Christine Benz: One thing that I know you and the team follow very closely have been these fee cuts that we've seen across providers. And one thing that you and the team have noted and I think maybe investors on the outside looking in probably haven't been paying attention to this is that some of those fee cuts are driven by considerations for portfolios that are run internally. So let's talk about that, talk about how in some cases the fee cuts may in fact relate to needing to populate these portfolios with the lowest-cost products.

Ben Johnson: So many of the largest ETF sponsors have begun to pivot away from selling individual slices of the pie, so an ETF that offers exposure to U.S. large caps or to a diversified core bond index, you name it, and towards building models. So they've created all of these raw ingredients, and I liken it to going into your local Chipotle--I've got 20 stainless steel buckets in front of me, each with a different ingredient and I can go from one end of the line to another and come out with 78,000 different kinds of burritos based on how I combine those things. So, the sponsors are moving towards mass customization, meeting the needs of a diverse client base by doing all of these different configurations with those raw ingredients, the ETFs at the portfolio level. So I would argue that at the margin, what we've seen and what's been called the fee war, could be as much a defensive move as it is an offensive one. So naturally you would think that edging out your competitor by a basis point or two here or there with fees would be an attempt to gain market share and absolutely that's part of the story. But I would argue that from a defensive perspective, as more and more of these sponsors are using proprietary products to build proprietary models, they want to be cautious about creating the appearance of any potential conflicts of interest. So if I'm going to have three like funds that are effectively identical, and I'm going to come into the market with a fourth fund, say tracking the U.S. total stock market index, and I'm going to use that fund in my own model portfolios, I reduce the risk of people raising their eyebrows about my using my own fund in my own models if I price it 1 basis point below the three incumbents than I would if I had priced it at parity. So I think there's an optics risk of sorts that many sponsors may be looking to hedge against as more and more of them use their proprietary funds and their proprietary model portfolios.

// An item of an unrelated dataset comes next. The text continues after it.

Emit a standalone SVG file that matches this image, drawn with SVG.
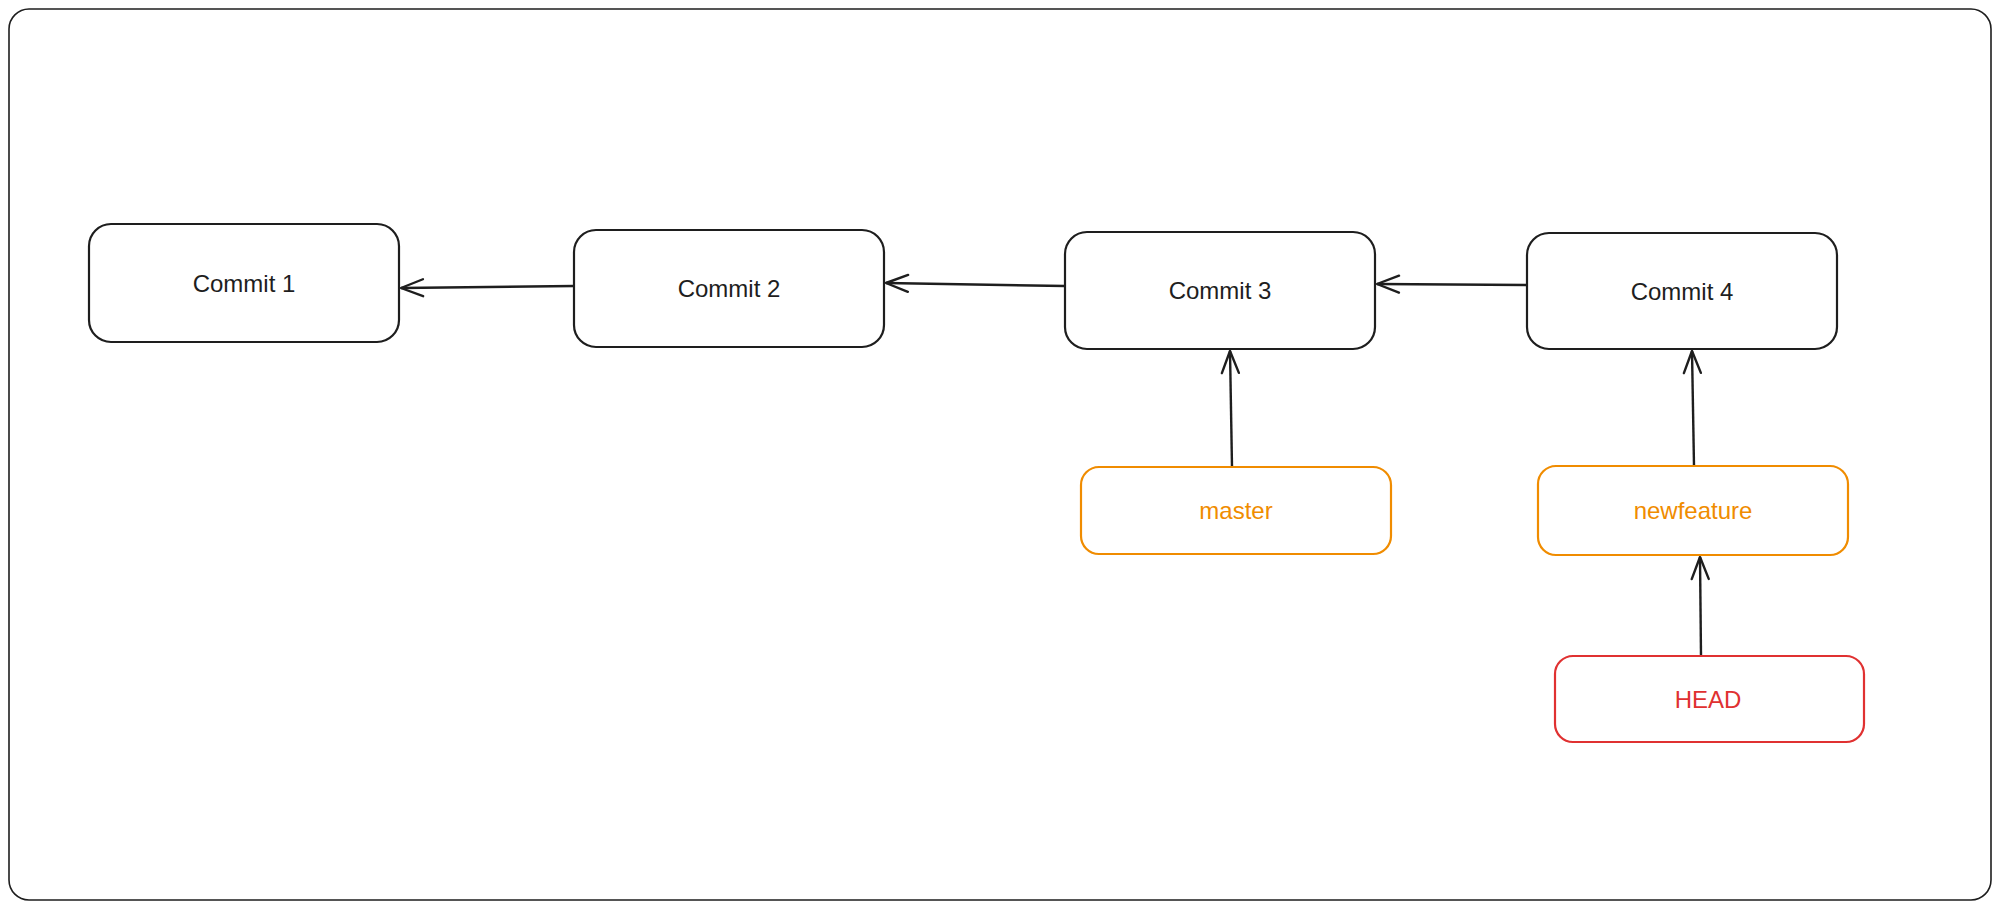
<svg xmlns="http://www.w3.org/2000/svg" width="2000" height="911" viewBox="0 0 2000 911">
<defs>
<style>
.frame{fill:#ffffff;stroke:#1e1e1e;stroke-width:1.6}
.commit{fill:#ffffff;stroke:#1e1e1e;stroke-width:2.2}
.branch{fill:#ffffff;stroke:#f08c00;stroke-width:2.2}
.head{fill:#ffffff;stroke:#e03131;stroke-width:2.2}
.lbl{font-family:"Liberation Sans",Arial,sans-serif;font-size:24px;text-anchor:middle;dominant-baseline:central}
.conn{fill:none;stroke:#1e1e1e;stroke-width:2.4;marker-end:url(#arr)}
</style>
<marker id="arr" markerUnits="userSpaceOnUse" markerWidth="30" markerHeight="24" viewBox="-24 -12 28 24" refX="0" refY="0" orient="auto">
<path d="M-22,-8.5 L0,0 L-22,8.5" fill="none" stroke="#1e1e1e" stroke-width="2.4" stroke-linecap="round" stroke-linejoin="round"/>
</marker>
</defs>
<rect class="frame" x="9" y="9" width="1982" height="891" rx="20" ry="20"/>
<g id="connectors">
<path class="conn" d="M574,286 L401,288"/>
<path class="conn" d="M1065,286 L886,283"/>
<path class="conn" d="M1527,285 L1377,284"/>
<path class="conn" d="M1232,467 L1230,351"/>
<path class="conn" d="M1694,466 L1692,351"/>
<path class="conn" d="M1701,656 L1700,557"/>
</g>
<g id="commit1">
<rect class="commit" x="89" y="224" width="310" height="118" rx="22" ry="22"/>
<text class="lbl" x="244" y="283" fill="#1e1e1e">Commit 1</text>
</g>
<g id="commit2">
<rect class="commit" x="574" y="230" width="310" height="117" rx="22" ry="22"/>
<text class="lbl" x="729" y="288" fill="#1e1e1e">Commit 2</text>
</g>
<g id="commit3">
<rect class="commit" x="1065" y="232" width="310" height="117" rx="22" ry="22"/>
<text class="lbl" x="1220" y="290" fill="#1e1e1e">Commit 3</text>
</g>
<g id="commit4">
<rect class="commit" x="1527" y="233" width="310" height="116" rx="22" ry="22"/>
<text class="lbl" x="1682" y="291" fill="#1e1e1e">Commit 4</text>
</g>
<g id="master">
<rect class="branch" x="1081" y="467" width="310" height="87" rx="18" ry="18"/>
<text class="lbl" x="1236" y="510" fill="#f08c00">master</text>
</g>
<g id="newfeature">
<rect class="branch" x="1538" y="466" width="310" height="89" rx="18" ry="18"/>
<text class="lbl" x="1693" y="510" fill="#f08c00">newfeature</text>
</g>
<g id="head">
<rect class="head" x="1555" y="656" width="309" height="86" rx="18" ry="18"/>
<text class="lbl" x="1708" y="699" fill="#e03131">HEAD</text>
</g>
</svg>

Christine Benz: Well, let's talk about these model portfolios. Who's using them? What are they intended for?

Ben Johnson: There's a variety of different investor types that are using these portfolios. The main area of growth has been in the intermediary space. So as more and more advisors have gone from picking stocks and throwing in the towel on picking stocks, to picking funds and throwing in the towel on that, to building portfolios themselves and now increasingly throwing in the towel on that exercise, they're saying, "Just show me. Give me the model itself. I know my client, I know what fits for them. Let's line up this information so that I can pull a model directly off the shelf, from whatever platform I might be using." So you see evidence of this phenomenon in the wire houses, you see evidence [of] it in the RIA community, who might custody client assets with say a TD Ameritrade or a Schwab. These models are being delivered to a variety of different client types and a variety of different means across the investor spectrum.

Christine Benz: OK, Ben. Another busy quarter in ETFs. Thank you so much for being here to provide a recap.

Ben Johnson: Thanks for having me.

Christine Benz: Thanks for watching. I'm Christine Benz, from morningstar.com.